What is needed - Copy exactly the lines from the start of the material through the line with "37.9, 43.9, 37.3];". Pictures stay out of the copy.

Dataset content -
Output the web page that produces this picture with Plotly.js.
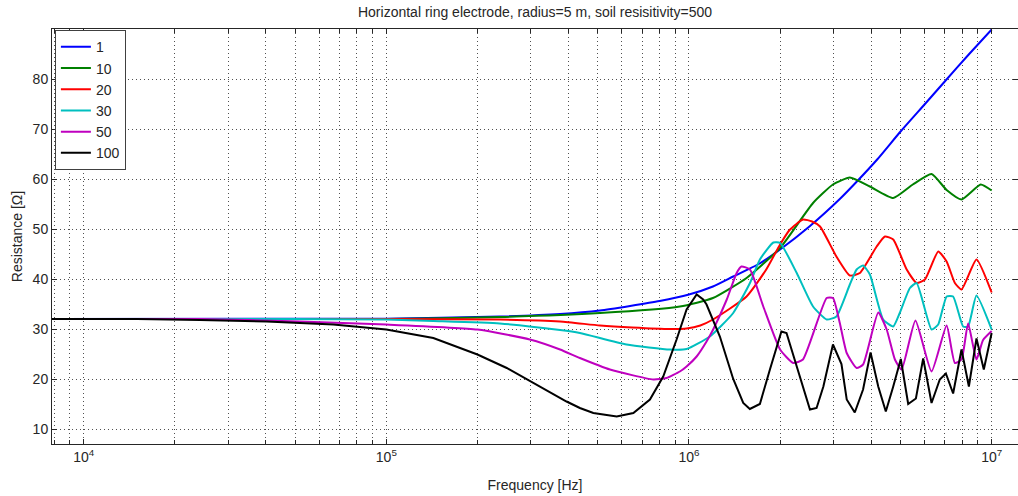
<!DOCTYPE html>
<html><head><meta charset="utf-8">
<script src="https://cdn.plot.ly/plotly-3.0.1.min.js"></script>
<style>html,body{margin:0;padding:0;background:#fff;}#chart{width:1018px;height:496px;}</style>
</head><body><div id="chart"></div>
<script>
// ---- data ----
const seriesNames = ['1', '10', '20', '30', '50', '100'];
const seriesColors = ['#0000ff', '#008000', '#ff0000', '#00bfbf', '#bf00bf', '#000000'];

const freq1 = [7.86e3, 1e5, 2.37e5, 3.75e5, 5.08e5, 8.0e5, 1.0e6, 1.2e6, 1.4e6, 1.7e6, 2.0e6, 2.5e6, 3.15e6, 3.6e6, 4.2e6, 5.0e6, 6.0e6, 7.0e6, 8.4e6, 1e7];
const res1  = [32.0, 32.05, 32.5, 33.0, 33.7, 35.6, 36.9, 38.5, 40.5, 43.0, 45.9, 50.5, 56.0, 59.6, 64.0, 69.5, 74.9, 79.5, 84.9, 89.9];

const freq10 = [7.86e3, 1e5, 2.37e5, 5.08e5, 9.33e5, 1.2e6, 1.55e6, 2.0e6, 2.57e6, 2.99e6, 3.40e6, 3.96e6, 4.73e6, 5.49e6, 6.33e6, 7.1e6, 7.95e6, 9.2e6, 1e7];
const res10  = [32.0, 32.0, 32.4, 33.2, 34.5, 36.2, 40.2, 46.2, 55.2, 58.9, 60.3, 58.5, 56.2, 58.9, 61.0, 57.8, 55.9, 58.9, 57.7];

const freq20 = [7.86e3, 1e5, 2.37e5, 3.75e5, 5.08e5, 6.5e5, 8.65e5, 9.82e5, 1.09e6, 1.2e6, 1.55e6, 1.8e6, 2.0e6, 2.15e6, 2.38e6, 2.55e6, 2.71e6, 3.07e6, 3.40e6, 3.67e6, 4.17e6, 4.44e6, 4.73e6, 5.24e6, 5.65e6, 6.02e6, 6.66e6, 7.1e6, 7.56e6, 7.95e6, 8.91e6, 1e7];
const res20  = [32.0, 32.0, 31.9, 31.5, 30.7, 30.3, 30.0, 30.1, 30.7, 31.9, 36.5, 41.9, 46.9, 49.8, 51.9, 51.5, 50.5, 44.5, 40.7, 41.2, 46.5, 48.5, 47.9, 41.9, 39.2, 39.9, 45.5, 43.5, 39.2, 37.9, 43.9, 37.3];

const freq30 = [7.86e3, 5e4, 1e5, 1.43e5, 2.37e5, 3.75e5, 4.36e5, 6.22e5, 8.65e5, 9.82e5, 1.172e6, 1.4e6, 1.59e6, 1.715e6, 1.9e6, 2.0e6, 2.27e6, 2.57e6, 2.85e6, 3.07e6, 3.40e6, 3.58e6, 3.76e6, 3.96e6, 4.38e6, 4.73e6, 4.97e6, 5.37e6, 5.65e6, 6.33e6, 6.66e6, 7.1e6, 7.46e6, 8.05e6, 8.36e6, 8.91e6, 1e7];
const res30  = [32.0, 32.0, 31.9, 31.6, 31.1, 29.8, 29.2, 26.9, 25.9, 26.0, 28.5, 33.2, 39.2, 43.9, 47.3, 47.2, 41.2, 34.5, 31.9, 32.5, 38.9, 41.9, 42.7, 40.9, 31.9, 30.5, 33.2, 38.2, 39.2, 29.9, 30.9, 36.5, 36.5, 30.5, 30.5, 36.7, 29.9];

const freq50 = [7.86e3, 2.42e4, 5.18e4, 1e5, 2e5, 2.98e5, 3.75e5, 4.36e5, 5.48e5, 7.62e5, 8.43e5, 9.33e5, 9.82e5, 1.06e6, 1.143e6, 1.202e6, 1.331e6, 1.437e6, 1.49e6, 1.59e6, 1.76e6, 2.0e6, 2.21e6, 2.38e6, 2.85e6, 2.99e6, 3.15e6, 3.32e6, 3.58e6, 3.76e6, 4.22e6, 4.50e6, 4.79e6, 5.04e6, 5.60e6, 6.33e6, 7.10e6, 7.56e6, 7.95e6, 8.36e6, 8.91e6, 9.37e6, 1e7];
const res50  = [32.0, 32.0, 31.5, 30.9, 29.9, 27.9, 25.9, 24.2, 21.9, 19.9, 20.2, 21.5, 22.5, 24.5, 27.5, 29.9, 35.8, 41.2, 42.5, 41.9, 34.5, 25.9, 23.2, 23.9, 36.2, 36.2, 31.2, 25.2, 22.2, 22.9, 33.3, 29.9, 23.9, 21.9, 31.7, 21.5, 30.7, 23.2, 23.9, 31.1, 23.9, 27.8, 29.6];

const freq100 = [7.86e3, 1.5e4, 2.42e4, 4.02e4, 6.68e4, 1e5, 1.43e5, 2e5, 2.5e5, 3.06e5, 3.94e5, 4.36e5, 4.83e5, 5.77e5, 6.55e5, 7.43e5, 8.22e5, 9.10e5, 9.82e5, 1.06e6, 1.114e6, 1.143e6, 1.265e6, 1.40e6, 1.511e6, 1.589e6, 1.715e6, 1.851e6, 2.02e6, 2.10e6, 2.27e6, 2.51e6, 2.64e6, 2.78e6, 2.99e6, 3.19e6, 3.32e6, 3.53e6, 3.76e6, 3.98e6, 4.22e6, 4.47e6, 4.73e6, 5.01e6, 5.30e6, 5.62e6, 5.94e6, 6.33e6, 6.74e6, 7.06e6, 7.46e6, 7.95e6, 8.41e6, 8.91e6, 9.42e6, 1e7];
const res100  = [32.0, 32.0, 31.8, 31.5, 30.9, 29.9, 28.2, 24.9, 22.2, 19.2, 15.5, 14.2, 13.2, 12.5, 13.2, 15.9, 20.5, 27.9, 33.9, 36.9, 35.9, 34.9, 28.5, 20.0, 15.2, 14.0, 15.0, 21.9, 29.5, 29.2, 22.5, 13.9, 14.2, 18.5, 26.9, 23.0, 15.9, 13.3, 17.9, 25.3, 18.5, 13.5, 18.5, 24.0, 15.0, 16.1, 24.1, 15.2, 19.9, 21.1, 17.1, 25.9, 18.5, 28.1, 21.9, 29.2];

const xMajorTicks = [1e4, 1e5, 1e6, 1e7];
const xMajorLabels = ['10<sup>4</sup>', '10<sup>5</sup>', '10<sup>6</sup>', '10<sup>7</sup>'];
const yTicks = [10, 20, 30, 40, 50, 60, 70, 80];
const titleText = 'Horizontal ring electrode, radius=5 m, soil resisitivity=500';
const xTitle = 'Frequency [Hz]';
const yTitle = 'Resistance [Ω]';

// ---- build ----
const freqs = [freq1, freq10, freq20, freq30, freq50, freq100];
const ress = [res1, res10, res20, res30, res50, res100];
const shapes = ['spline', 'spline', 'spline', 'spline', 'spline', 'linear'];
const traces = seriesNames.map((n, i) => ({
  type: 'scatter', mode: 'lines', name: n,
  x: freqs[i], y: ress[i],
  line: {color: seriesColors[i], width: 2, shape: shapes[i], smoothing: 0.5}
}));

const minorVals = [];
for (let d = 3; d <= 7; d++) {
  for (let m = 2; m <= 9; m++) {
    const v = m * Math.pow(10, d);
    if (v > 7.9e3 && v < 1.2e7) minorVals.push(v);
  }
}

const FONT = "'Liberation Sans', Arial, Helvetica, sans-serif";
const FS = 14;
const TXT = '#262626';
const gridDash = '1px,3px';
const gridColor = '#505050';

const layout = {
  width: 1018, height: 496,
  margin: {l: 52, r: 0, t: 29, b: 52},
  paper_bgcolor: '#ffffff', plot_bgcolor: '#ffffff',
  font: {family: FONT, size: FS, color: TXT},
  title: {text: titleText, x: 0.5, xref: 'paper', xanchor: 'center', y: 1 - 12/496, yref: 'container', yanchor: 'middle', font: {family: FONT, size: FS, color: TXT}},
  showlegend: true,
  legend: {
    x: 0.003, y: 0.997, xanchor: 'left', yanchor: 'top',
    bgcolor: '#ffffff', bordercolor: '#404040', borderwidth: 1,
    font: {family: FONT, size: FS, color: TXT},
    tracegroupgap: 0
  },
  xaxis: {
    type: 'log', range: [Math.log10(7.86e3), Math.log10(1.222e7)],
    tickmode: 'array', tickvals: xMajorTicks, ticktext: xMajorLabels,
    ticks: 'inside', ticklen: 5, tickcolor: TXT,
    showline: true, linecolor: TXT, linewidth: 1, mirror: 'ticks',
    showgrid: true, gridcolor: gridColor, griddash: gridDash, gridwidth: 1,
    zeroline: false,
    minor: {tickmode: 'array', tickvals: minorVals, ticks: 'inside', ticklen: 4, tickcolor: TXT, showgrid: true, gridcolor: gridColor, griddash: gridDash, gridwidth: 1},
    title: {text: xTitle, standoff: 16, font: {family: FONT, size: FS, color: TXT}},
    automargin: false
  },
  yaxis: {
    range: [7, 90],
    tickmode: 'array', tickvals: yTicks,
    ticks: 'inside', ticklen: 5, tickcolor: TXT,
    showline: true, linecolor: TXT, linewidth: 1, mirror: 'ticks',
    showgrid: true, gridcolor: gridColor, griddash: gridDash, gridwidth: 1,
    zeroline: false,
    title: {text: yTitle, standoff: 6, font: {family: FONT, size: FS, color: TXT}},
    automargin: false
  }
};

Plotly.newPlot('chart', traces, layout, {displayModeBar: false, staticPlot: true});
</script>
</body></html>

Completed task -
Output the web page that produces this picture with Plotly.js.
<!DOCTYPE html>
<html><head><meta charset="utf-8">
<script src="https://cdn.plot.ly/plotly-3.0.1.min.js"></script>
<style>html,body{margin:0;padding:0;background:#fff;}#chart{width:1018px;height:496px;}</style>
</head><body><div id="chart"></div>
<script>
// ---- data ----
const seriesNames = ['1', '10', '20', '30', '50', '100'];
const seriesColors = ['#0000ff', '#008000', '#ff0000', '#00bfbf', '#bf00bf', '#000000'];

const freq1 = [7.86e3, 1e5, 2.37e5, 3.75e5, 5.08e5, 8.0e5, 1.0e6, 1.2e6, 1.4e6, 1.7e6, 2.0e6, 2.5e6, 3.15e6, 3.6e6, 4.2e6, 5.0e6, 6.0e6, 7.0e6, 8.4e6, 1e7];
const res1  = [32.0, 32.05, 32.5, 33.0, 33.7, 35.6, 36.9, 38.5, 40.5, 43.0, 45.9, 50.5, 56.0, 59.6, 64.0, 69.5, 74.9, 79.5, 84.9, 89.9];

const freq10 = [7.86e3, 1e5, 2.37e5, 5.08e5, 9.33e5, 1.2e6, 1.55e6, 2.0e6, 2.57e6, 2.99e6, 3.40e6, 3.96e6, 4.73e6, 5.49e6, 6.33e6, 7.1e6, 7.95e6, 9.2e6, 1e7];
const res10  = [32.0, 32.0, 32.4, 33.2, 34.5, 36.2, 40.2, 46.2, 55.2, 58.9, 60.3, 58.5, 56.2, 58.9, 61.0, 57.8, 55.9, 58.9, 57.7];

const freq20 = [7.86e3, 1e5, 2.37e5, 3.75e5, 5.08e5, 6.5e5, 8.65e5, 9.82e5, 1.09e6, 1.2e6, 1.55e6, 1.8e6, 2.0e6, 2.15e6, 2.38e6, 2.55e6, 2.71e6, 3.07e6, 3.40e6, 3.67e6, 4.17e6, 4.44e6, 4.73e6, 5.24e6, 5.65e6, 6.02e6, 6.66e6, 7.1e6, 7.56e6, 7.95e6, 8.91e6, 1e7];
const res20  = [32.0, 32.0, 31.9, 31.5, 30.7, 30.3, 30.0, 30.1, 30.7, 31.9, 36.5, 41.9, 46.9, 49.8, 51.9, 51.5, 50.5, 44.5, 40.7, 41.2, 46.5, 48.5, 47.9, 41.9, 39.2, 39.9, 45.5, 43.5, 39.2, 37.9, 43.9, 37.3];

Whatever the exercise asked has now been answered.